Note the intention to expel the population by the millions and replace them with German colonists. The beneficiaries of the expulsion of Germanic peoples were Poles and Slavs - which is who considered it a rollback of Drang Nach Osten. While yes, it is brutally unfair that people who just happened to be of Germanic decent and had fuck all to do with Nazi policies were expelled from their homes - that was the fate of millions of Poles, Slavs, etc as well. I agree that it was wrong and horridly unfair, but well, when your people were murdered or ethnically cleansed by the millions… and this occurred in even greater number in the USSR than in Poland. Einsatzgruppen alone in the USSR murdered 1.5 million Jews, Communists, Gypsies, etc by shooting them - which was deemed to be far too inefficient.

We’re getting waay off-topic here, but how could Drang nach Osten be a cover for the immoral actions of the Soviets if the phrase long pre-dates the existence of the Soviet Union? Are you really claiming that Germany didn’t have designs on Polish lands dating back long before WW2?
Note what the Wikipeia article actually says:
The massive expulsion of German populations east of the Oder-Neisse line in 1945-48 on the basis of decisions of the Potsdam Conference were later justified by their beneficiaries as a rollback of the Drang nach Osten.
In other words, the Soviets were claiming that their complete depopulation of a land occupied by the same people for over 700 years was “justified” as a response to a concept that was roughly a hundred years old.

Note what the Wikipeia article actually says:In other words, the Soviets were claiming that their complete depopulation of a land occupied by the same people for over 700 years was “justified” as a response to a concept that was roughly a hundred years old.
Poles are part of the Soviet Union? I mean they were by and large huge beneficiaries of this, and were the actual immediate target of Drang Nach Osten. Poland is kind of in the way of driving to the east before you hit Russia. Any comment on the Kaiser’s plan to expel 2 million Poles, colonize the land with Germans and use the remaining Poles as laborers once he won WW1?

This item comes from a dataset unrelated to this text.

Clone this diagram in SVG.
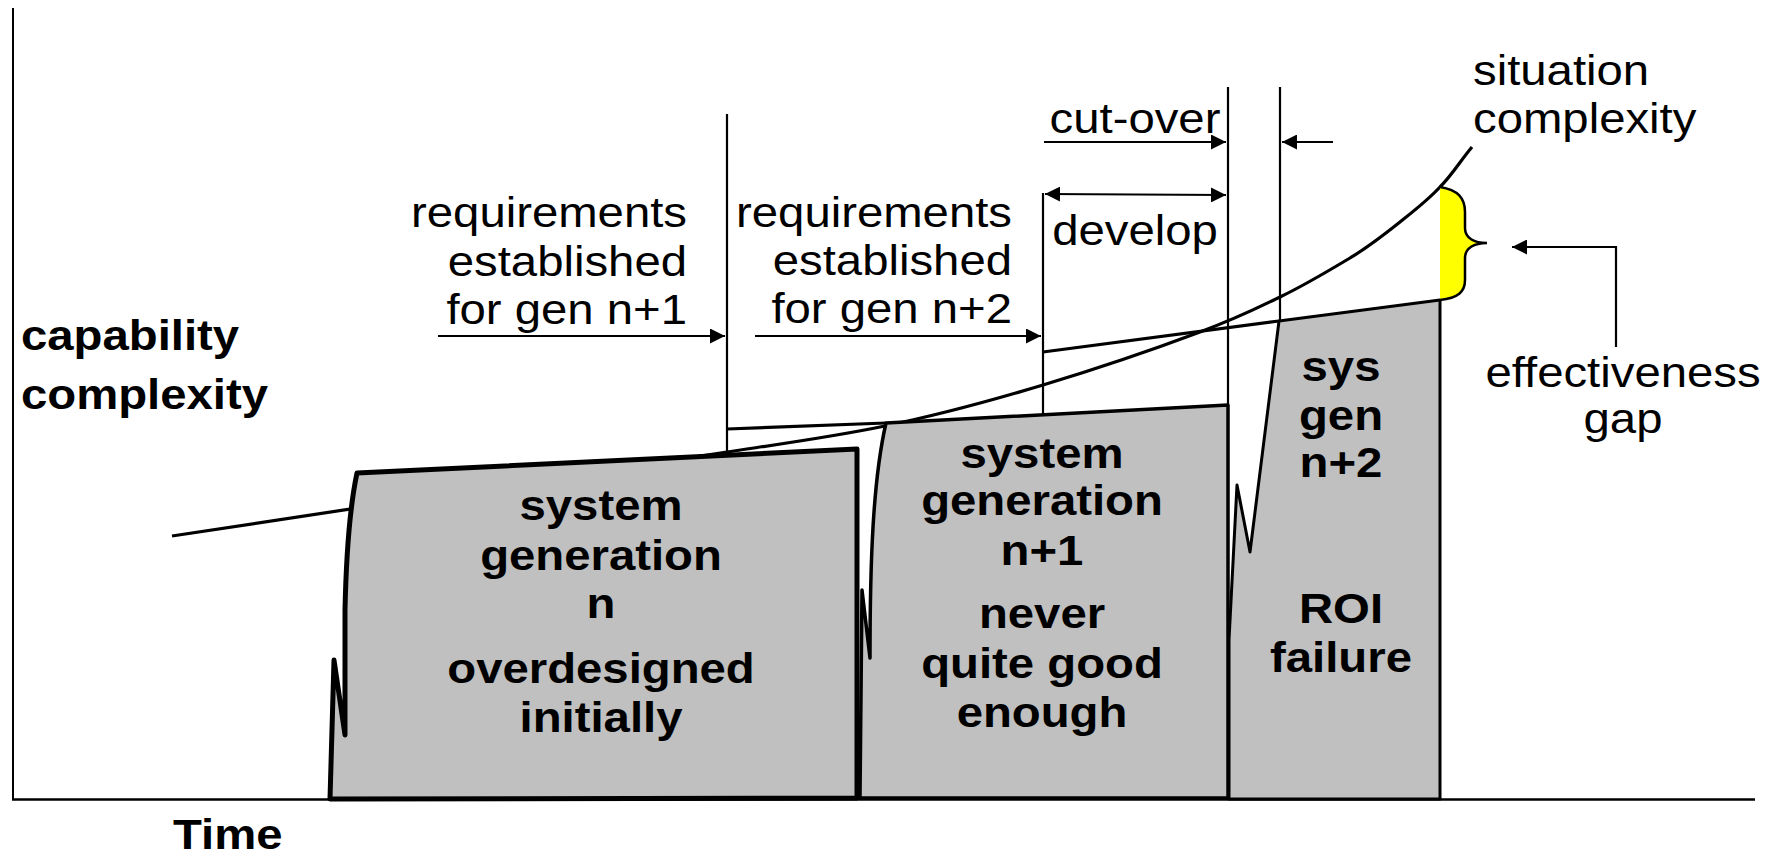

Look, I’m not claiming the removal of everyone of Germanic decent from the Ostlands was just or the right thing to do, but throwing it all on the Soviets and ignoring the massive, massive genocide and ethnic cleansing committed by Germany immediately previous to it or any history aside from a nation that only existed long after the phrase Drang Nach Osten was coined (the USSR) is removing any context of it.

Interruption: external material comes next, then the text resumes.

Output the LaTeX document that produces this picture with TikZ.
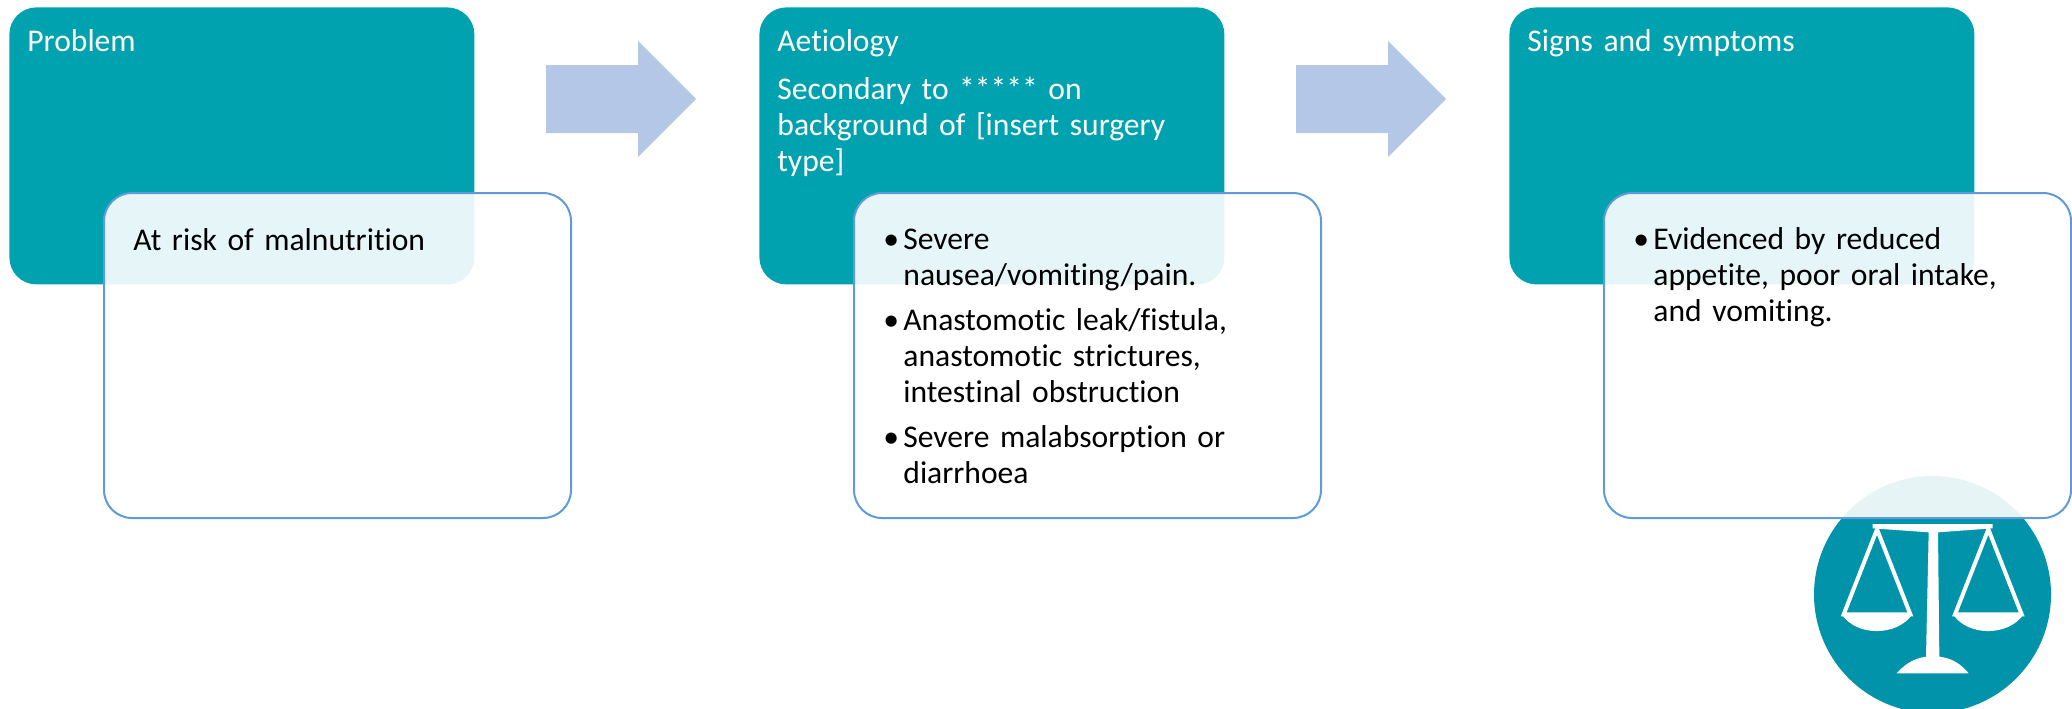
\documentclass[tikz,border=0pt]{standalone}
\usepackage{fontspec}
\setmainfont[Ligatures=NoCommon]{Carlito}
\definecolor{tealbox}{HTML}{01A2AF}
\definecolor{arrowblue}{HTML}{B4C7E7}
\definecolor{edgeblue}{HTML}{5F9BD8}
\definecolor{badge}{HTML}{0093A9}
\newlength{\hangw}\setlength{\hangw}{10pt}
\newcommand{\bul}[1]{\par\noindent\hbox to \hangw{•\hfil}\parbox[t]{185pt}{\raggedright\strut #1\strut}\par}
\tikzset{
  x=0.5pt,y=-0.5pt,
  headbox/.style={anchor=north west,fill=tealbox,rounded corners=13.5pt,minimum width=232.5pt,minimum height=138.5pt,inner sep=0pt},
  bodybox/.style={anchor=north west,draw=edgeblue,line width=1pt,fill=white,fill opacity=0.9,rounded corners=14pt,minimum width=233.5pt,minimum height=162.5pt,inner sep=0pt},
  blockarrow/.style={fill=arrowblue},
  headtext/.style={anchor=north west,text=white,font=\fontsize{15.8pt}{18pt}\selectfont,align=left,inner sep=0pt,text width=215pt},
  bodytext/.style={anchor=north west,text=black,font=\fontsize{15.8pt}{18pt}\selectfont,align=left,inner sep=0pt,text width=200pt},
  iconline/.style={draw=white,line width=2pt,line join=miter},
  iconfill/.style={fill=white}
}
\begin{document}
\begin{tikzpicture}
\useasboundingbox (0,0) rectangle (2072,708);
\clip (0,0) rectangle (2072,708);
% head boxes
\node[headbox] (h1) at (9,7) {};
\node[headbox] (h2) at (759,7) {};
\node[headbox] (h3) at (1509,7) {};
% arrows
\fill[blockarrow] (546,65) -- (638,65) -- (638,41) -- (696,99) -- (638,157) -- (638,133) -- (546,133) -- cycle;
\fill[blockarrow] (1296,65) -- (1388,65) -- (1388,41) -- (1446,99) -- (1388,157) -- (1388,133) -- (1296,133) -- cycle;
% badge
\fill[badge] (1932.5,594.5) circle[radius=59.25pt];
\begin{scope}[shift={(1780,440)},scale=1/3]
  \fill[iconfill] (278,252) -- (638,252) -- (638,265) -- (474,277) -- (478,650) .. controls (520,655) and (545,675) .. (566,700) -- (350,700) .. controls (372,675) and (400,655) .. (438,650) -- (446,277) -- (278,265) -- cycle;
  \draw[iconline] (291,268) -- (191,523) -- (391,523) -- cycle;
  \draw[iconline] (625,268) -- (525,523) -- (725,523) -- cycle;
  \fill[iconfill] (185,523) .. controls (230,590) and (350,590) .. (397,523) -- cycle;
  \fill[iconfill] (519,523) .. controls (564,590) and (684,590) .. (731,523) -- cycle;
\end{scope}
% body boxes
\node[bodybox] (b1) at (103,192) {};
\node[bodybox] (b2) at (853,192) {};
\node[bodybox] (b3) at (1603,192) {};
% texts
\node[headtext] (t1) at (27,29) {Problem};
\node[headtext] (t2) at (777,29) {Aetiology\par\vspace{6pt}Secondary to ***** on\\background of [insert surgery\\type]};
\node[headtext] (t3) at (1527,29) {Signs and symptoms};
\node[bodytext] (x1) at (133,228) {At risk of malnutrition};
\node[bodytext] (x2) at (883,213) {\bul{Severe\\nausea/vomiting/pain.}\vspace{3.4pt}\bul{Anastomotic leak/fistula,\\anastomotic strictures,\\intestinal obstruction}\vspace{3.4pt}\bul{Severe malabsorption or\\diarrhoea}};
\node[bodytext] (x3) at (1633,213) {\bul{Evidenced by reduced\\appetite, poor oral intake,\\and vomiting.}};
\end{tikzpicture}
\end{document}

Look, I’m not claiming the removal of everyone of Germanic decent from the Ostlands was just or the right thing to do, but throwing it all on the Soviets and ignoring the massive, massive genocide and ethnic cleansing committed by Germany immediately previous to it or any history aside from a nation that only existed long after the phrase Drang Nach Osten was coined (the USSR) is removing any context of it.
I do not recall ever suggesting that Germany should be excused for the twelve million deaths they caused above and beyond the military casualties. However, your posts read as though what was inflicted on the people of Prussia was justifiable. When you make a plea for “context” and you ignore the fact that it was the Soviet Union that ordered the expulsions, that it was the Soviet Union that told the Poles what to say about the matter, and that the expulsions, (just coincidentally, of course), allowed the Soviets to extend their borders far to the West while using Poland to push Germany’s Eastern border a similar distance West, your claim appears to be rationalization to punish any Germans who happened to be handy, regardless of specific guilt.
If it was supposed to be some sort of legitimate claim based on Nazi actions, then you need to explain why it was OK to do that to Prussians while the Bavarians, Saxons, Hanoverians, Westphalians, Thuringians, Hessians, and other German populations were not subjected to anything similar.